With that, the next generation of EJets could be a real threat to the MRJ and the CSeries. The MRJ70 for example has excess empty weight, as the aircraft will have the same wing as the larger and heavier MRJ90, whereas the E170/E175 today have a smaller wing than the E190/E195. A stretched E195 could beat the CS300 in seat mile costs easily, as the whole aircraft is designed for 2200nm. If Embraer keeps with that strategy instead of boasting the range to CSeries-like 3000mn, the E195 would be much lighter on a per-seat basis and with an even more efficient engine burn less fuel than the canadian newcomer.
The next engine battle begins now: GE and PW will definitely fight for it - maybe also Rolls Royce? The JV between RR and PW does not include the MRJ and the CSeries engines, so we could see a three-way competition here...

Projected fuel burn/pax for reengined EJet family versus MRJ and CSeries


  1. Olla!
    I think going to 140 seats on a 4-abreast really stretches the limits. However, stretch aircraft usually have better weight per pax ratio.
    I really think the MRJ will be a big disappointment in the market: it has much more technology inside than the EJet (which is a rather simple design), but regional aircraft markets don't value that.
    Imagine the Do728 and 928 would still be around, easily stretchable to 140 seats, then equipped with GTF engines.
    Concerning SSJ100: I also think that Suchoi will not break into Western markets. The product seems to be reasonable, but it just doesn't fill a niche. The opposite is true: the 70-120 seat "niche" is crowded with aircraft, and second hand aircraft are plentiful (think of all the Fokker Eindecker).

  2. Question: How many pax in each aircraft you have used to compare E-Jet with CSeries/MRJ ?

  3. There are airlines flying the E195 with 122 pax today. The red line is an interpolation "created" by Excel. Th maximum seat number I used was 140 seats.

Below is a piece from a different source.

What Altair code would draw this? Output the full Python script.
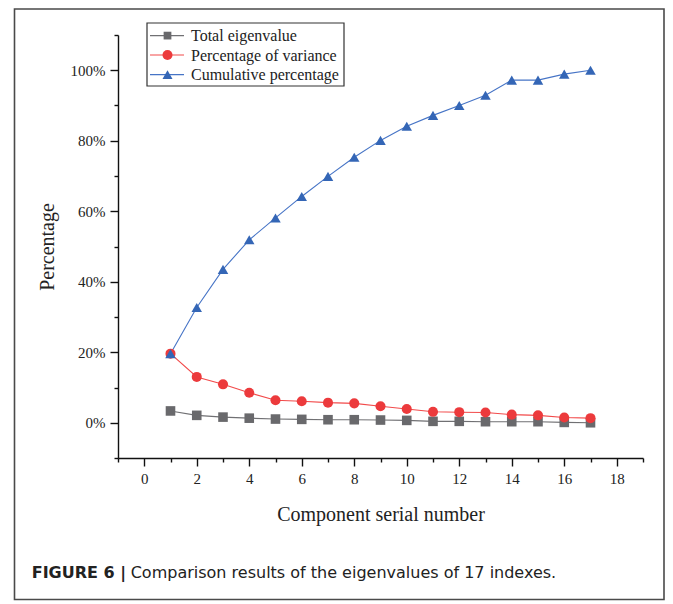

  4. My point is if you use a 122 pax E-195, you must compare with the CS110 with 125 pax or CS300 with 145 pax. The real single class capacity of the E-195 is 108-110 pax (98-100 for E-190)

  5. Nicolas, from the rend line you can see where the CSeries would end up at a comparable number of pax...

  6. This analysis doesn't obviously consider it but what you can't get away from with the E-Jets is their abysmal quality and very high maintenance costs. JetBlue has been working for years with Embraer to resolve these issues but the ongoing problems and operational costs that are well north of what Embraer advertises finally have led to the end of the program as evidenced by the decision to cap the fleet at 75 and terminate existing options.